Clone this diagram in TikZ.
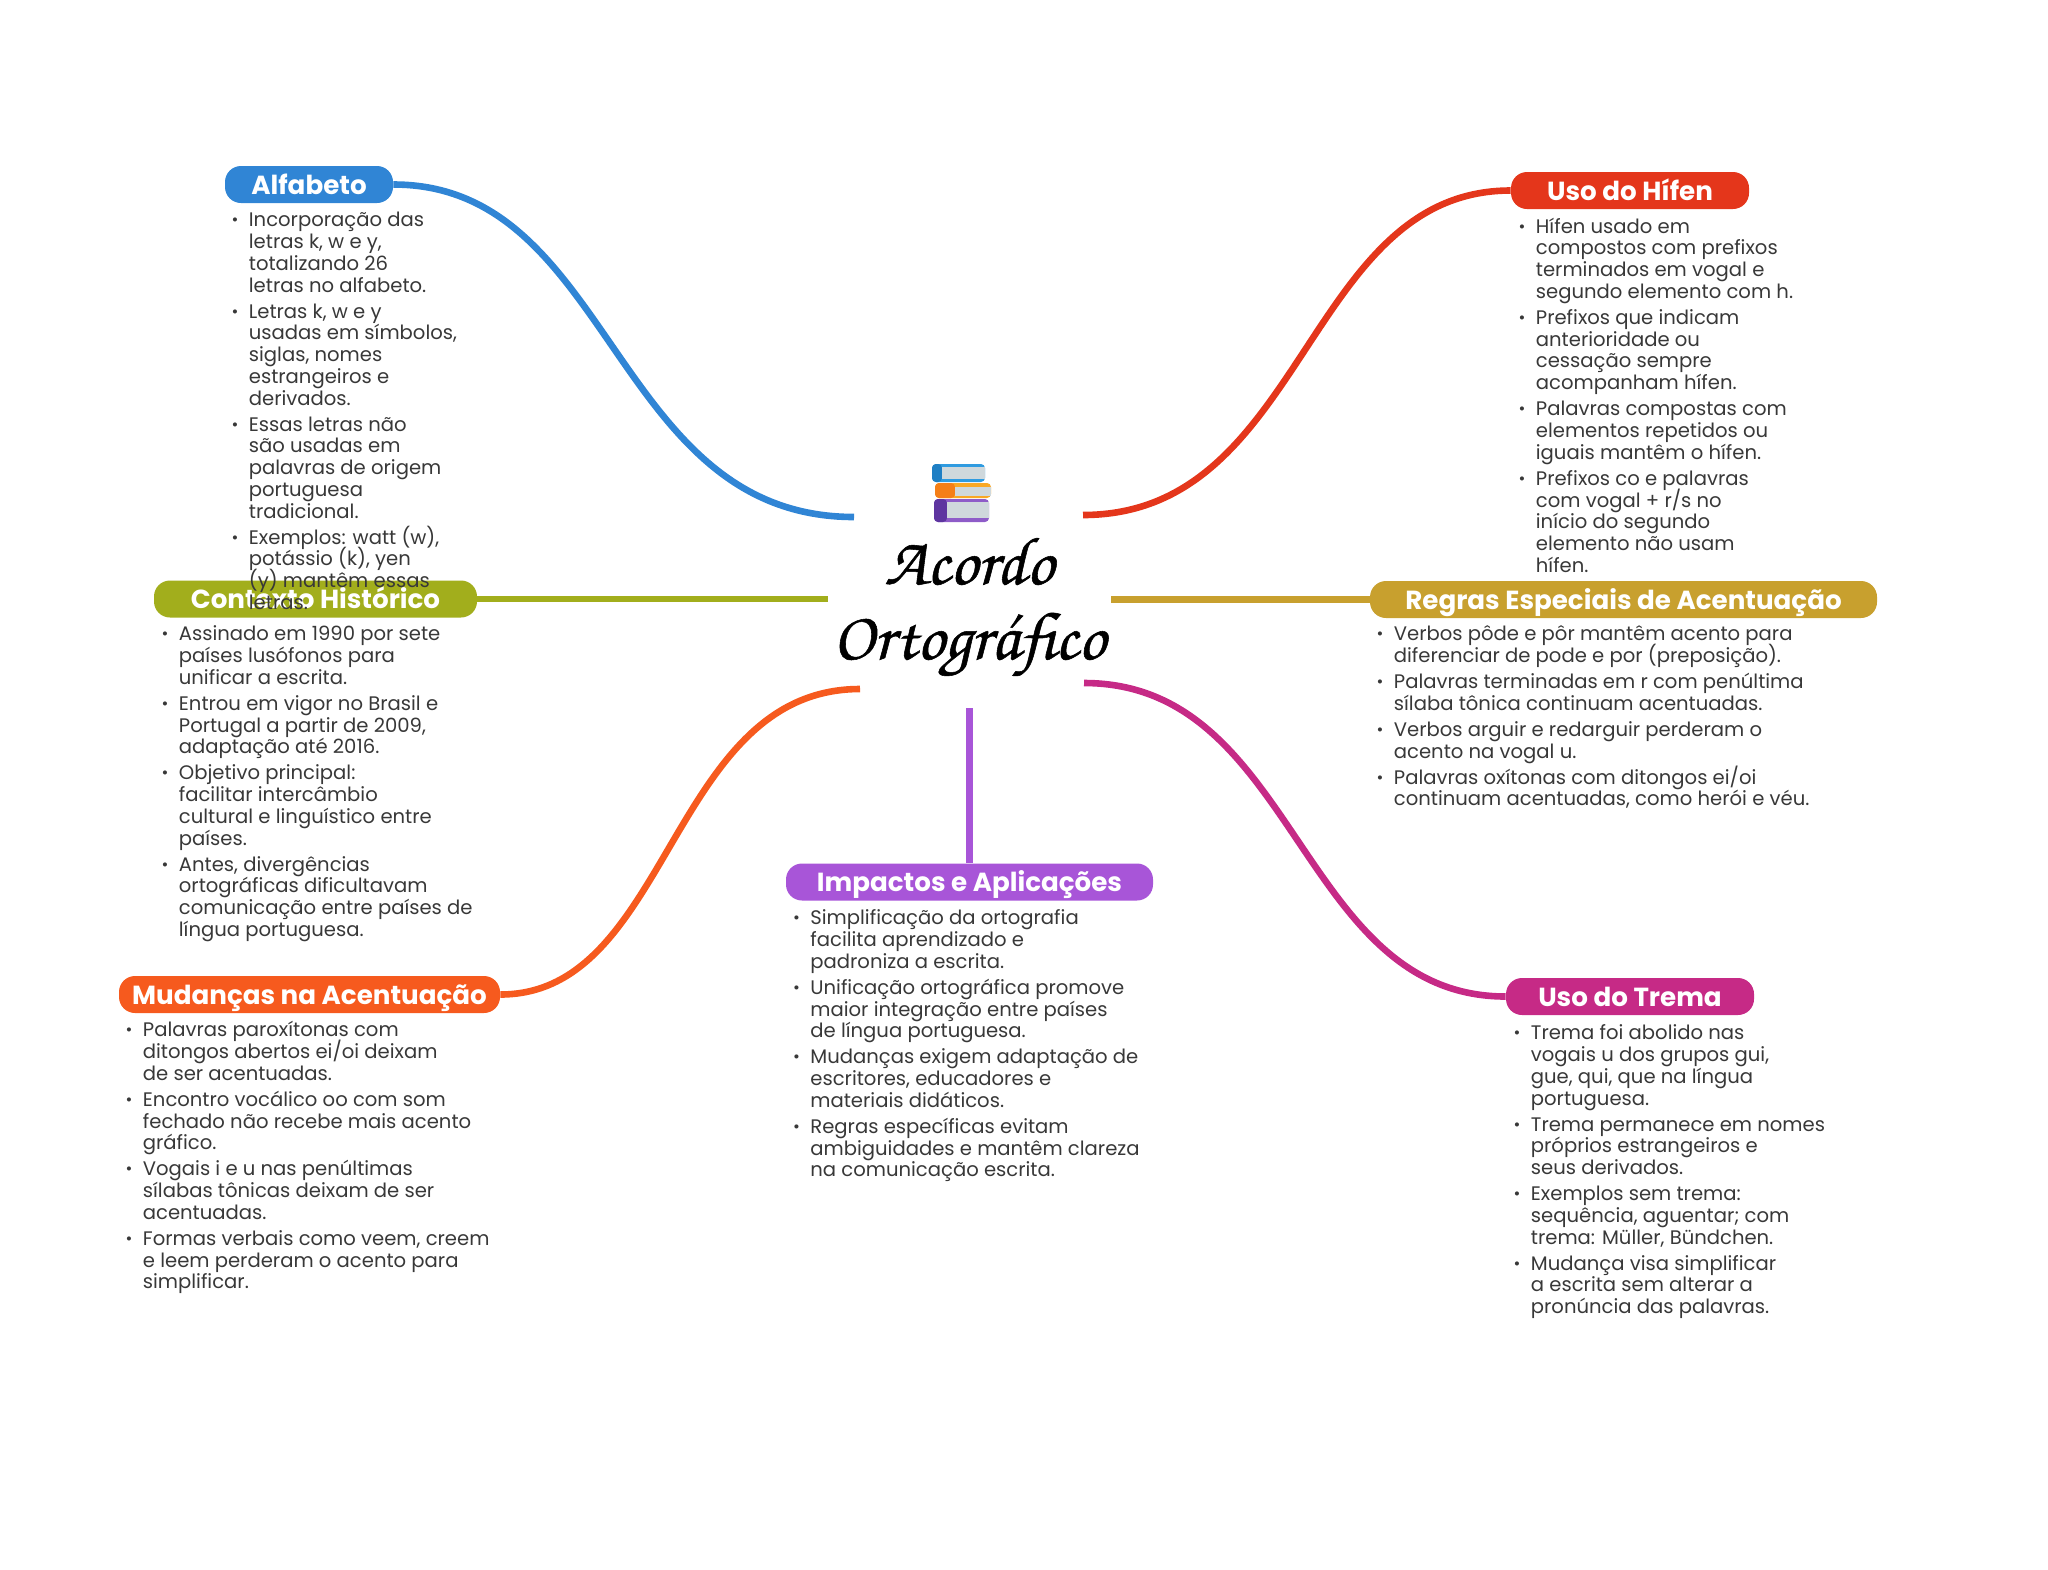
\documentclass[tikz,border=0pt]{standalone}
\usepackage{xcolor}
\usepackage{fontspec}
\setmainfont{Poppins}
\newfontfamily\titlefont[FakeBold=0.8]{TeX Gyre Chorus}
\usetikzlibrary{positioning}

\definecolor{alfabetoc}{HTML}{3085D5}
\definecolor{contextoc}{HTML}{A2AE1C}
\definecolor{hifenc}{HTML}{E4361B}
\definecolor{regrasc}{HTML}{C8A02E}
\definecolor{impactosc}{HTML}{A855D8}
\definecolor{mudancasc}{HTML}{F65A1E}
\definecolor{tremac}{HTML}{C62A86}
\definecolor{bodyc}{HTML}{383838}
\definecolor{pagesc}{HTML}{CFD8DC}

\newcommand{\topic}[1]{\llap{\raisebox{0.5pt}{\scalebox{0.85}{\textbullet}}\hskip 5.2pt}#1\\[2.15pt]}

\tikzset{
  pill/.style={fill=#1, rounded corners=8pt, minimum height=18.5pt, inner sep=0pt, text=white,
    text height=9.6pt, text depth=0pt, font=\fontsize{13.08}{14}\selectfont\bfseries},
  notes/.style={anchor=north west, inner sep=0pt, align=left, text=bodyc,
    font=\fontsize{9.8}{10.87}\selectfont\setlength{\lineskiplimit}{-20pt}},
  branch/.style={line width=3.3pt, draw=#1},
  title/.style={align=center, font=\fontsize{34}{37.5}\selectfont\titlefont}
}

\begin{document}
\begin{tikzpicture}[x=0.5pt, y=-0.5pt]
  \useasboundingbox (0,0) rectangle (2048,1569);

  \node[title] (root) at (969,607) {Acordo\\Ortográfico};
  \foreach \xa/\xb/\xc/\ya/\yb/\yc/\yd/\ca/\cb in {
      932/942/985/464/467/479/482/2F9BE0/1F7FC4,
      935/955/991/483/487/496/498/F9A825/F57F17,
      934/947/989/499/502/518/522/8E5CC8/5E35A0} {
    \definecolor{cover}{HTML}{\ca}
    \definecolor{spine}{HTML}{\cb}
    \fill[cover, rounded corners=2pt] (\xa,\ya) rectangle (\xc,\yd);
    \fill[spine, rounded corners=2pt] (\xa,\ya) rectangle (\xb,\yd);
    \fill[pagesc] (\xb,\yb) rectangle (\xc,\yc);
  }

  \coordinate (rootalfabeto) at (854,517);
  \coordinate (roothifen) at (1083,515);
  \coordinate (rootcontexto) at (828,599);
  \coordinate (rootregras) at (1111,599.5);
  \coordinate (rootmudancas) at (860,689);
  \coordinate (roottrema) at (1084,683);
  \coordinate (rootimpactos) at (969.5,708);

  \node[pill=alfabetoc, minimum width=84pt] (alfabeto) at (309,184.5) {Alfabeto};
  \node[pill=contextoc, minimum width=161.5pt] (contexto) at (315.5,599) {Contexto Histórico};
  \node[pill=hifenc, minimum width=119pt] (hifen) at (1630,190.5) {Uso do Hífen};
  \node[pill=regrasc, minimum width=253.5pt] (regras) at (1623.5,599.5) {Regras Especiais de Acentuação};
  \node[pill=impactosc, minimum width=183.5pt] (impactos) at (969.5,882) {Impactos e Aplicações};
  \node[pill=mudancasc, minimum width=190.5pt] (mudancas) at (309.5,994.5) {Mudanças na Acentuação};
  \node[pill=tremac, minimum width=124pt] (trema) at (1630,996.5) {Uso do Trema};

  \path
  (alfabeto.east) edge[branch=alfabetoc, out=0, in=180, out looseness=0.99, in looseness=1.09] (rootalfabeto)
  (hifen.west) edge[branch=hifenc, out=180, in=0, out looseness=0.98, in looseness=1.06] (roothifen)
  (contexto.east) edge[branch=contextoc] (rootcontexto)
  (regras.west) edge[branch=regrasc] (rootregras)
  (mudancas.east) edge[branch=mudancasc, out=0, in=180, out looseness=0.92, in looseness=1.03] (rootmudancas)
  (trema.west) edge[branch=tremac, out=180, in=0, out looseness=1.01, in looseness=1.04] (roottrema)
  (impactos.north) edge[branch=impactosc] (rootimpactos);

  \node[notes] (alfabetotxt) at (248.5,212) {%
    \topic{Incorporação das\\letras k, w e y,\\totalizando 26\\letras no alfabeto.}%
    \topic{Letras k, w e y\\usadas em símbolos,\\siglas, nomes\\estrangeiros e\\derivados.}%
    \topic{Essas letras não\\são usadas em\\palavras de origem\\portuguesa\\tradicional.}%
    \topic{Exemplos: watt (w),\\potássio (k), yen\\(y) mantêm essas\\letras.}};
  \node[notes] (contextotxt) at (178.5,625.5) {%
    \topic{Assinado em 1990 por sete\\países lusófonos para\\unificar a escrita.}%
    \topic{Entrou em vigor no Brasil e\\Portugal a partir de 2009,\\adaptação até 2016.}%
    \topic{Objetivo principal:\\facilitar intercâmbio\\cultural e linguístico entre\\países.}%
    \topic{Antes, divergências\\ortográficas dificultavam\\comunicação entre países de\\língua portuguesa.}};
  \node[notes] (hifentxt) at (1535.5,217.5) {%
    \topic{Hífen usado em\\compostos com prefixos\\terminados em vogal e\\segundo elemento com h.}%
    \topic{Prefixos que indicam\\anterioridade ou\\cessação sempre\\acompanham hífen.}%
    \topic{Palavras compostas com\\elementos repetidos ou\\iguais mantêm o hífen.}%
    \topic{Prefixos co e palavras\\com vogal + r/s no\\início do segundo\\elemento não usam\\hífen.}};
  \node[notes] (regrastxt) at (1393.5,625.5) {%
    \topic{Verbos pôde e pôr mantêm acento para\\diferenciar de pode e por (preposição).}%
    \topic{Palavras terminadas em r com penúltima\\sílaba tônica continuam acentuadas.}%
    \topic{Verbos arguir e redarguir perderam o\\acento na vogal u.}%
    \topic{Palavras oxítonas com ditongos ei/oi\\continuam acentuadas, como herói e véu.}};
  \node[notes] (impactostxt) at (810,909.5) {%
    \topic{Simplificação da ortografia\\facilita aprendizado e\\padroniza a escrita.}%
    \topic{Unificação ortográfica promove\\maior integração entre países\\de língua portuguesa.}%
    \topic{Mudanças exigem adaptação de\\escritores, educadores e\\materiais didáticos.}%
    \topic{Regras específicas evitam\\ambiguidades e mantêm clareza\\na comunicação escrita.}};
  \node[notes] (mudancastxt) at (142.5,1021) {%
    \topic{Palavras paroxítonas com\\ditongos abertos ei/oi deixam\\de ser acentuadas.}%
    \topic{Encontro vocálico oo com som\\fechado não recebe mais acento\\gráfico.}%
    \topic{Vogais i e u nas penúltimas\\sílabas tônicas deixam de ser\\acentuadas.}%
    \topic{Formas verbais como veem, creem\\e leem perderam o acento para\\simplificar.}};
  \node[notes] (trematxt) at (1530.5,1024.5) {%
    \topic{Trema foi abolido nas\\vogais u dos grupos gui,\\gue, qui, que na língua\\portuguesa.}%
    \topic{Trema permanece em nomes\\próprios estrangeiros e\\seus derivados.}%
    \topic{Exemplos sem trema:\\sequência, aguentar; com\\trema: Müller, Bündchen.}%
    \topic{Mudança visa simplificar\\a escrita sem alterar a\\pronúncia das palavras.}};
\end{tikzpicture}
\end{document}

================

Work required: Write the listing out a second time exactly, dropping all images.

Exercise response:
Clone this diagram in TikZ.
\documentclass[tikz,border=0pt]{standalone}
\usepackage{xcolor}
\usepackage{fontspec}
\setmainfont{Poppins}
\newfontfamily\titlefont[FakeBold=0.8]{TeX Gyre Chorus}
\usetikzlibrary{positioning}

\definecolor{alfabetoc}{HTML}{3085D5}
\definecolor{contextoc}{HTML}{A2AE1C}
\definecolor{hifenc}{HTML}{E4361B}
\definecolor{regrasc}{HTML}{C8A02E}
\definecolor{impactosc}{HTML}{A855D8}
\definecolor{mudancasc}{HTML}{F65A1E}
\definecolor{tremac}{HTML}{C62A86}
\definecolor{bodyc}{HTML}{383838}
\definecolor{pagesc}{HTML}{CFD8DC}

\newcommand{\topic}[1]{\llap{\raisebox{0.5pt}{\scalebox{0.85}{\textbullet}}\hskip 5.2pt}#1\\[2.15pt]}

\tikzset{
  pill/.style={fill=#1, rounded corners=8pt, minimum height=18.5pt, inner sep=0pt, text=white,
    text height=9.6pt, text depth=0pt, font=\fontsize{13.08}{14}\selectfont\bfseries},
  notes/.style={anchor=north west, inner sep=0pt, align=left, text=bodyc,
    font=\fontsize{9.8}{10.87}\selectfont\setlength{\lineskiplimit}{-20pt}},
  branch/.style={line width=3.3pt, draw=#1},
  title/.style={align=center, font=\fontsize{34}{37.5}\selectfont\titlefont}
}

\begin{document}
\begin{tikzpicture}[x=0.5pt, y=-0.5pt]
  \useasboundingbox (0,0) rectangle (2048,1569);

  \node[title] (root) at (969,607) {Acordo\\Ortográfico};
  \foreach \xa/\xb/\xc/\ya/\yb/\yc/\yd/\ca/\cb in {
      932/942/985/464/467/479/482/2F9BE0/1F7FC4,
      935/955/991/483/487/496/498/F9A825/F57F17,
      934/947/989/499/502/518/522/8E5CC8/5E35A0} {
    \definecolor{cover}{HTML}{\ca}
    \definecolor{spine}{HTML}{\cb}
    \fill[cover, rounded corners=2pt] (\xa,\ya) rectangle (\xc,\yd);
    \fill[spine, rounded corners=2pt] (\xa,\ya) rectangle (\xb,\yd);
    \fill[pagesc] (\xb,\yb) rectangle (\xc,\yc);
  }

  \coordinate (rootalfabeto) at (854,517);
  \coordinate (roothifen) at (1083,515);
  \coordinate (rootcontexto) at (828,599);
  \coordinate (rootregras) at (1111,599.5);
  \coordinate (rootmudancas) at (860,689);
  \coordinate (roottrema) at (1084,683);
  \coordinate (rootimpactos) at (969.5,708);

  \node[pill=alfabetoc, minimum width=84pt] (alfabeto) at (309,184.5) {Alfabeto};
  \node[pill=contextoc, minimum width=161.5pt] (contexto) at (315.5,599) {Contexto Histórico};
  \node[pill=hifenc, minimum width=119pt] (hifen) at (1630,190.5) {Uso do Hífen};
  \node[pill=regrasc, minimum width=253.5pt] (regras) at (1623.5,599.5) {Regras Especiais de Acentuação};
  \node[pill=impactosc, minimum width=183.5pt] (impactos) at (969.5,882) {Impactos e Aplicações};
  \node[pill=mudancasc, minimum width=190.5pt] (mudancas) at (309.5,994.5) {Mudanças na Acentuação};
  \node[pill=tremac, minimum width=124pt] (trema) at (1630,996.5) {Uso do Trema};

  \path
  (alfabeto.east) edge[branch=alfabetoc, out=0, in=180, out looseness=0.99, in looseness=1.09] (rootalfabeto)
  (hifen.west) edge[branch=hifenc, out=180, in=0, out looseness=0.98, in looseness=1.06] (roothifen)
  (contexto.east) edge[branch=contextoc] (rootcontexto)
  (regras.west) edge[branch=regrasc] (rootregras)
  (mudancas.east) edge[branch=mudancasc, out=0, in=180, out looseness=0.92, in looseness=1.03] (rootmudancas)
  (trema.west) edge[branch=tremac, out=180, in=0, out looseness=1.01, in looseness=1.04] (roottrema)
  (impactos.north) edge[branch=impactosc] (rootimpactos);

  \node[notes] (alfabetotxt) at (248.5,212) {%
    \topic{Incorporação das\\letras k, w e y,\\totalizando 26\\letras no alfabeto.}%
    \topic{Letras k, w e y\\usadas em símbolos,\\siglas, nomes\\estrangeiros e\\derivados.}%
    \topic{Essas letras não\\são usadas em\\palavras de origem\\portuguesa\\tradicional.}%
    \topic{Exemplos: watt (w),\\potássio (k), yen\\(y) mantêm essas\\letras.}};
  \node[notes] (contextotxt) at (178.5,625.5) {%
    \topic{Assinado em 1990 por sete\\países lusófonos para\\unificar a escrita.}%
    \topic{Entrou em vigor no Brasil e\\Portugal a partir de 2009,\\adaptação até 2016.}%
    \topic{Objetivo principal:\\facilitar intercâmbio\\cultural e linguístico entre\\países.}%
    \topic{Antes, divergências\\ortográficas dificultavam\\comunicação entre países de\\língua portuguesa.}};
  \node[notes] (hifentxt) at (1535.5,217.5) {%
    \topic{Hífen usado em\\compostos com prefixos\\terminados em vogal e\\segundo elemento com h.}%
    \topic{Prefixos que indicam\\anterioridade ou\\cessação sempre\\acompanham hífen.}%
    \topic{Palavras compostas com\\elementos repetidos ou\\iguais mantêm o hífen.}%
    \topic{Prefixos co e palavras\\com vogal + r/s no\\início do segundo\\elemento não usam\\hífen.}};
  \node[notes] (regrastxt) at (1393.5,625.5) {%
    \topic{Verbos pôde e pôr mantêm acento para\\diferenciar de pode e por (preposição).}%
    \topic{Palavras terminadas em r com penúltima\\sílaba tônica continuam acentuadas.}%
    \topic{Verbos arguir e redarguir perderam o\\acento na vogal u.}%
    \topic{Palavras oxítonas com ditongos ei/oi\\continuam acentuadas, como herói e véu.}};
  \node[notes] (impactostxt) at (810,909.5) {%
    \topic{Simplificação da ortografia\\facilita aprendizado e\\padroniza a escrita.}%
    \topic{Unificação ortográfica promove\\maior integração entre países\\de língua portuguesa.}%
    \topic{Mudanças exigem adaptação de\\escritores, educadores e\\materiais didáticos.}%
    \topic{Regras específicas evitam\\ambiguidades e mantêm clareza\\na comunicação escrita.}};
  \node[notes] (mudancastxt) at (142.5,1021) {%
    \topic{Palavras paroxítonas com\\ditongos abertos ei/oi deixam\\de ser acentuadas.}%
    \topic{Encontro vocálico oo com som\\fechado não recebe mais acento\\gráfico.}%
    \topic{Vogais i e u nas penúltimas\\sílabas tônicas deixam de ser\\acentuadas.}%
    \topic{Formas verbais como veem, creem\\e leem perderam o acento para\\simplificar.}};
  \node[notes] (trematxt) at (1530.5,1024.5) {%
    \topic{Trema foi abolido nas\\vogais u dos grupos gui,\\gue, qui, que na língua\\portuguesa.}%
    \topic{Trema permanece em nomes\\próprios estrangeiros e\\seus derivados.}%
    \topic{Exemplos sem trema:\\sequência, aguentar; com\\trema: Müller, Bündchen.}%
    \topic{Mudança visa simplificar\\a escrita sem alterar a\\pronúncia das palavras.}};
\end{tikzpicture}
\end{document}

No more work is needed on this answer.